1  University of Bremen, Department of Computer Science, Bibliothekktr. 5, 28359 Bremen, Germany


 A major goal of transhumanism is the transformation of human beings into posthuman ones by exploiting present and future technologies (cf., e.g., Bostrom 2005). Nanotechnology is considered as a promising candidate in this respect. Its objects of interest are molecular structures with their surface properties and their specific design as sensors and actuators in various environments including the human blood circulation, lung, brain, etc.

In the mythologies all over the world one encounters the idea of super-natural strength, invulnerability, eternal youth, invisibility, invincibility, and immortality. Some proponents of transhumanism dream of a future in which all this will come true. And there are leading experts in nanotechnology who formulate quite similar aims and objectives of their area: the obligatory victory over Alzheimer disease and Parkinson disease, cleansing of wounds, blood, lung, brain enhancement, soldiers who fight without fear, managers who need no sleep to be able to work 24 hours a day 7 days a week for their company, magic hoods, and much more (cf, e.g., Roco and Bainbridge 2003).

In the presentation, I will discuss the relation between transhumanism and nanotechnology and compile some reasons why old myths will not come true.

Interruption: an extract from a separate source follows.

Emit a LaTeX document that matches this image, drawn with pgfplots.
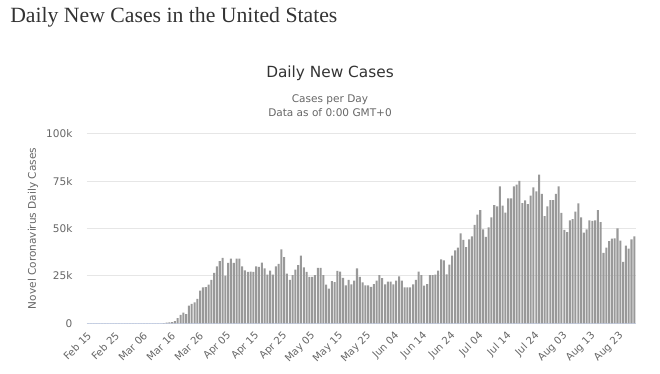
\documentclass[border=0pt]{standalone}
\usepackage{fontspec}
\setmainfont{DejaVu Sans}
\newfontfamily\pagetitlefont{Liberation Serif}
\usepackage{pgfplots}
\usepackage{pgfplotstable}
\pgfplotsset{compat=1.18}
\definecolor{bargray}{HTML}{999999}
\definecolor{gridgray}{HTML}{E6E6E6}
\definecolor{axisblue}{HTML}{CCD6EB}
\definecolor{txtgray}{HTML}{666666}
\definecolor{titlegray}{HTML}{333333}
\pgfplotstableread{
d v
0 0
1 0
2 0
3 0
4 0
5 0
6 0
7 0
8 0
9 0
10 0
11 0
12 0
13 0
14 0
15 0
16 0
17 0
18 0
19 0
20 0
21 0
22 0
23 0
24 0
25 0
26 0
27 150
28 300
29 500
30 600
31 1200
32 2700
33 4400
34 5700
35 4800
36 9400
37 10300
38 11000
39 12900
40 17200
41 19000
42 19100
43 20400
44 23000
45 26600
46 30100
47 32800
48 34600
49 25200
50 31900
51 34200
52 31900
53 34200
54 34200
55 30100
56 28000
57 27100
58 27300
59 27100
60 30000
61 29800
62 32000
63 29000
64 25700
65 27800
66 25700
67 30000
68 31400
69 39000
70 35000
71 26200
72 23000
73 25400
74 28400
75 30700
76 35800
77 29600
78 27100
79 24500
80 24500
81 25400
82 29300
83 29300
84 25500
85 20400
86 18300
87 22300
88 21800
89 27700
90 27300
91 24000
92 20000
93 23000
94 20600
95 22500
96 29000
97 24500
98 21600
99 20000
100 20000
101 19300
102 20700
103 22500
104 25500
105 23800
106 20600
107 22000
108 22000
109 20600
110 22500
111 24800
112 22500
113 19000
114 19000
115 19000
116 20600
117 23000
118 27300
119 25400
120 19900
121 20700
122 25400
123 25500
124 25700
125 27800
126 33700
127 33200
128 25900
129 31000
130 35800
131 38500
132 40000
133 47500
134 44000
135 40200
136 44300
137 45900
138 52000
139 57400
140 59800
141 49600
142 45700
143 50700
144 56000
145 62400
146 61700
147 72300
148 62200
149 58500
150 66000
151 66000
152 72300
153 73200
154 75200
155 63500
156 64900
157 62900
158 67400
159 71800
160 69700
161 78500
162 68400
163 56600
164 61700
165 65000
166 65000
167 68400
168 72300
169 58300
170 49300
171 48200
172 54400
173 55000
174 59000
175 63300
176 55900
177 47900
178 49600
179 54400
180 54100
181 54400
182 59800
183 53500
184 37200
185 40000
186 43400
187 44700
188 44900
189 50200
190 43600
191 32400
192 41000
193 39500
194 44300
195 45900
}\cases
\begin{document}
\begin{tikzpicture}[x=0.75pt,y=0.75pt]
\path[use as bounding box] (0,0) rectangle (660,374);
\node[anchor=west, inner sep=0pt, text=titlegray, font=\pagetitlefont\fontsize{16.3}{19}\selectfont] at (10,357) {Daily New Cases in the United States};
\node[inner sep=0pt, text=titlegray, font=\fontsize{11.5}{14}\selectfont] at (330,301) {Daily New Cases};
\node[inner sep=0pt, text=txtgray, font=\fontsize{7.9}{9.5}\selectfont] at (330,274) {Cases per Day};
\node[inner sep=0pt, text=txtgray, font=\fontsize{7.9}{9.5}\selectfont] at (330,261) {Data as of 0:00 GMT+0};
\node[inner sep=0pt, rotate=90, text=txtgray, font=\fontsize{7.9}{9.5}\selectfont] at (33,145.5) {Novel Coronavirus Daily Cases};
\begin{axis}[
  at={(65.025pt,38.025pt)}, anchor=south west,
  scale only axis, width=411.75pt, height=142pt,
  xmin=-0.5, xmax=195.5, ymin=0, ymax=100000,
  axis x line*=bottom, axis y line*=left,
  x axis line style={draw=axisblue, line width=0.75pt, -},
  y axis line style={draw=none},
  ymajorgrids, grid style={draw=gridgray, line width=0.75pt},
  major tick length=0pt,
  ytick={0,25000,50000,75000,100000},
  yticklabels={0,25k,50k,75k,100k},
  scaled y ticks=false,
  xtick={0,10,...,190},
  xticklabels={Feb 15,Feb 25,Mar 06,Mar 16,Mar 26,Apr 05,Apr 15,Apr 25,May 05,May 15,May 25,Jun 04,Jun 14,Jun 24,Jul 04,Jul 14,Jul 24,Aug 03,Aug 13,Aug 23},
  /pgf/number format/assume math mode=true,
  yticklabel style={anchor=east, inner sep=0pt, xshift=-10.5pt, text=txtgray, font=\fontsize{7.9}{9.5}\selectfont},
  xticklabel style={inner sep=0pt, xshift=1pt, yshift=-8pt, rotate=45, anchor=east, text=txtgray, font=\fontsize{7.6}{9}\selectfont},
  clip=false,
]
\addplot[ybar, bar width=0.72, bar shift=0pt, fill=bargray, draw=none] table[x=d, y=v] {\cases};
\end{axis}
\end{tikzpicture}
\end{document}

Nick Bostrom: A History of Transhumanist Thought. Journal of Evolution and Technology ‐ Vol. 14 Issue 1 ‐ April 2005

 Mihail C. Roco and William Sims Bainbridge (Eds.): Converging Technologies for Improving Human Performance – Nanotechnology, Biotechnology, Information Technology and Cognitive Science, NSF/DOC-sponsored report, Kluwer Academic Publishers (currently Springer), Dordrecht, The Netherlands, 2003.